Don’t misunderstand me.
I will fight for the one I love and move worlds for her, but I don’t want that to be the constant expectation. I want my partner to do the same for me.
Many relationships have one member that tends to dominate the relationship. The other member just goes with the flow, never questioning anything or self-advocating.
Those of us who are dominant in a relationship can unintentionally affect the self-esteem of our partners. Our partners become more dependent upon us and they aim to please us when they should be making sure their needs are met.
They cling onto us and make it difficult for us to have space when we need it. They rely on us for everything.
We inadvertently stunt their growth. We do them more harm than good even if they are willing to accept it.
That is not healthy.
I was a dominator in a relationship once. This girl used to giggle at everything I said. I’m light hearted, but passionate. I make jokes but not all my jokes are funny, yet she laughed away at all of them. When we tried to make plans, her response was always, “whatever you want.” If I wanted to get my kicks that night robbing a bank, I think she may have been on board.
Sure, it might sound great to call all the shots, but I want a girl who knows what she wants.
She must be up for convincing me that her plans are better or at least equal to mine. I want her to advocate for her needs. Even if I am not as interested as she is in something, if she is confident, I will give her experience a chance.
I am fair and kind, and will give my partners room for individuality and do things with them that make them happy even if it’s something that I may not want to do.
Nothing is more attractive than when our partners know what they want and how to express it. They do not act clueless. They act confident. They are not scared to speak their minds and communicate with us.
We may disagree, but the more strongly we debate and discuss issues, the more it shows we care.
I’m ashamed to admit that I’ve also been the dominated one in a relationship. I always went out of my way to make things easier for my partner. We focused solely on her needs. At the end of the day I would feel drained and lonely even though I had a partner because we shared nothing mutual during our interactions together. It was all about her and doing what she wanted and getting her things done for the day.
I want a partner that has her sh*t together.
She knows what she wants and where she’s going. She is secure in her feelings for me and my feelings for her. I want us both to matter to each other and for both of our needs to be mutually and respectfully met. I want us to be open, honest and direct with each other.
I want to be able to work through problems together instead of ending the conversation simply when one of us is content with the outcome or the other is willing to concede. We both should be happy when all is said and done.
We should push each other. We should root for each other. We should not hold each other back from our life goals.
Our feelings should be on the same page. One person should not be ahead of or behind the other in this department. We should move together, at a pace we are both comfortable with. Love with each other, not for each other.

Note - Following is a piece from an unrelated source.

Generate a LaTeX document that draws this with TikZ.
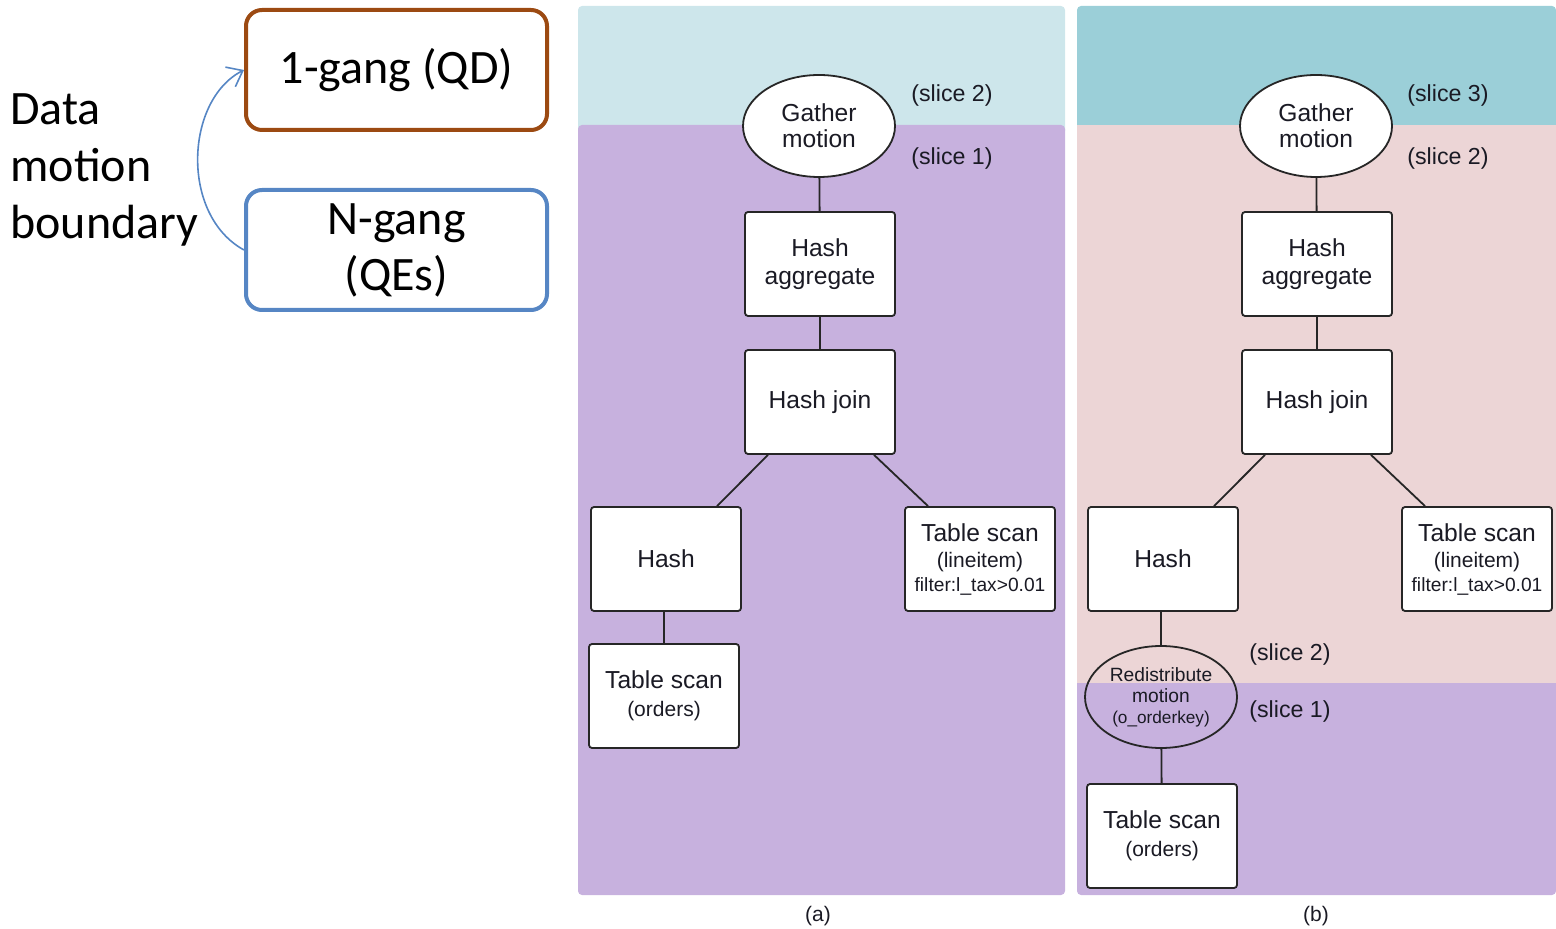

I want my partner to share her innermost desires with me as equally as I share mine with her. I want to walk next to my partner, not in front of her or behind her. I want to be treated and feel like we are equal in all aspects of our relationship.
If we are not, I’m willing to work on it together. Something draws us to our partner. We should not give up so easily. But if we just can’t seem to get on the same page than fate is telling us we are not meant to be.
Let’s not give in to our partners so easily because we are afraid to be alone. Let’s take a risk and put all of ourselves out there.
For many of us, it might take a lot of kissing frogs before we find our match, but if we’re afraid to be ourselves, we may never find them.